The new law had already been adopted by the lower house of parliament.
As in most Arab countries, the first article of the Algerian constitution states, ‘Islam is the religion of the nation’. The new law imposed 2-5 years imprisonment and a fine of up to US$15,000 on ‘anyone who seeks to urge, pressure or use any means of enticement to persuade a Muslim to change to any other religion’.
The same punishment is prescribed for ‘anyone who produces, stores, or circulates literature, audiovisual tapes, or any other material which aims at shaking someone’s faith in Islam’. It further prohibits ‘the exercise of any religion other than Islam outside facilities legally licensed’.
The Algerian Ministry of Religious Affairs elaborated that ‘the new law aims at banning illegal non-Muslim activities, especially secret campaigns to convert Muslims to other religions’.
Leaders of the underground Algerian church explained that the Ministry of Religious Affairs had organised a one-day conference for about 3000 Algerian Muslim clergymen in a large mosque in the capital Algiers.
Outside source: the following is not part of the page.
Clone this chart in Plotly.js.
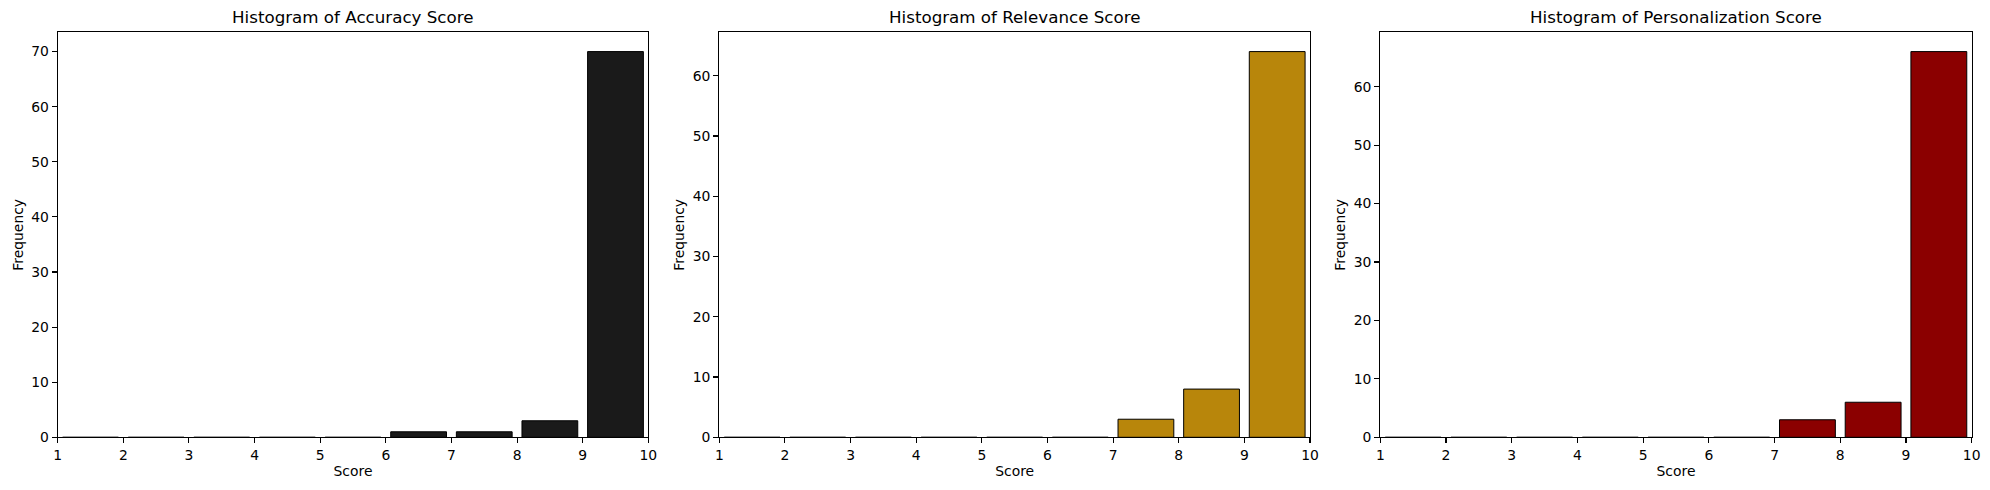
<!DOCTYPE html>
<html>
<head>
<meta charset="utf-8">
<script src="https://cdn.plot.ly/plotly-3.0.1.min.js"></script>
<style>
html, body { margin: 0; padding: 0; background: #ffffff; }
#chart { width: 1990px; height: 490px; }
</style>
</head>
<body>
<div id="chart"></div>
<script>
// Bin edges (score bins of width 1, from 1 to 10)
const binStarts = [1, 2, 3, 4, 5, 6, 7, 8, 9];
const binWidth = 1;

// Counts per bin
const accuracyCounts        = [0, 0, 0, 0, 0, 1, 1, 3, 70];
const relevanceCounts       = [0, 0, 0, 0, 0, 0, 3, 8, 64];
const personalizationCounts = [0, 0, 0, 0, 0, 0, 3, 6, 66];

const panelTitles = ['Histogram of Accuracy Score', 'Histogram of Relevance Score', 'Histogram of Personalization Score'];
const panelColors = ['#1a1a1a', '#b8860b', '#8b0000'];
const tickVals = [1, 2, 3, 4, 5, 6, 7, 8, 9, 10];
const tickText = ['1', '2', '3', '4', '5', '6', '7', '8', '9', '10'];

const allCounts = [accuracyCounts, relevanceCounts, personalizationCounts];
const binCenters = binStarts.map(s => s + binWidth / 2);

const FONT = 'DejaVu Sans, sans-serif';
const xDomains = [[57.7/1990, 648.3/1990], [719.3/1990, 1310/1990], [1380.3/1990, 1971.7/1990]];
const yDomain = [1 - 437.3/490, 1 - 32.3/490];

const traces = [];
const layout = {
  width: 1990, height: 490,
  margin: {l: 0, r: 0, t: 0, b: 0, pad: 0},
  paper_bgcolor: '#ffffff', plot_bgcolor: '#ffffff',
  showlegend: false,
  font: {family: FONT, size: 13.9, color: '#000000'},
  bargap: 0,
  annotations: []
};

allCounts.forEach((counts, i) => {
  const sfx = i === 0 ? '' : String(i + 1);
  const ymax = Math.max(...counts) * 1.05;
  traces.push({
    type: 'bar',
    x: binCenters,
    y: counts,
    width: binCenters.map(() => binWidth * 0.85),
    marker: {color: panelColors[i], line: {color: '#000000', width: 1}},
    xaxis: 'x' + sfx, yaxis: 'y' + sfx,
    hoverinfo: 'x+y'
  });
  layout['xaxis' + sfx] = {
    domain: xDomains[i], anchor: 'y' + sfx,
    range: [1, 10], tickmode: 'array', tickvals: tickVals, ticktext: tickText,
    showgrid: false, zeroline: false,
    showline: true, mirror: true, linecolor: '#000000', linewidth: 1.1,
    ticks: 'outside', ticklen: 5, tickwidth: 1.1, tickcolor: '#000000',
    tickfont: {family: FONT, size: 13.9, color: '#000000'},
    title: {text: 'Score', font: {family: FONT, size: 13.9, color: '#000000'}, standoff: 4},
    automargin: false
  };
  layout['yaxis' + sfx] = {
    domain: yDomain, anchor: 'x' + sfx,
    range: [0, ymax], dtick: 10, tick0: 0,
    showgrid: false, zeroline: false,
    showline: true, mirror: true, linecolor: '#000000', linewidth: 1.1,
    ticks: 'outside', ticklen: 5, tickwidth: 1.1, tickcolor: '#000000',
    tickfont: {family: FONT, size: 13.9, color: '#000000'},
    title: {text: 'Frequency', font: {family: FONT, size: 13.9, color: '#000000'}, standoff: 4},
    automargin: false
  };
  layout.annotations.push({
    text: panelTitles[i],
    xref: 'x' + sfx + ' domain', yref: 'y' + sfx + ' domain',
    x: 0.5, y: 1, xanchor: 'center', yanchor: 'bottom', yshift: 3,
    showarrow: false,
    font: {family: FONT, size: 16.7, color: '#000000'}
  });
});

Plotly.newPlot('chart', traces, layout, {displayModeBar: false, staticPlot: true});
</script>
</body>
</html>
It was financed by the International Congress on the Propagation of Islam, whose headquarters is in Saudi Arabia.
The secular Algerian government seems to have been trying to appease less radical Muslims. The conference came up with a strong statement ‘demanding legislators and the Government to act promptly to put a stop to the confusion and corruption of Muslim people, carried out by well-financed and organised illegal entities in collaboration with well-trained and paid Algerian agents’.
This law is ambiguous about the freedoms of Algerian citizens who, as a result of their own personal quest, study, or outside influences such as radio broadcasts, might become Christians or choose to follow another religion or even identify themselves as agnostics or atheists.
The passing of this law in both houses of the Algerian parliament was by no means unanimous. A small but significant minority not only voted against the new legislation but have continued to speak publicly against it.
It is important to point out that the Government has not yet actively engaged in any systematic efforts to persecute secularists or converts to other religions, including Christianity.
Moreover, attempts to introduce legislation to establish an Islamic-type police force to enforce the new law and/or impose Islamic practices – such as dress codes for women, public prayers, fasting, the prohibition of alcoholic drinks and ownership of Bibles – were decisively defeated in both houses of the parliament, at the urging of the Government.
As we learn from the book of Acts, the spread of the gospel and the expansion of Christ’s Kingdom do not require Western-style freedoms. However, peace and stability do seem to best serve the cause of Christ.
Our all-wise Lord, who has allowed these restrictions to be introduced by Algerian legislators, is able to protect his people and thwart all attempts to hinder the advance of the gospel.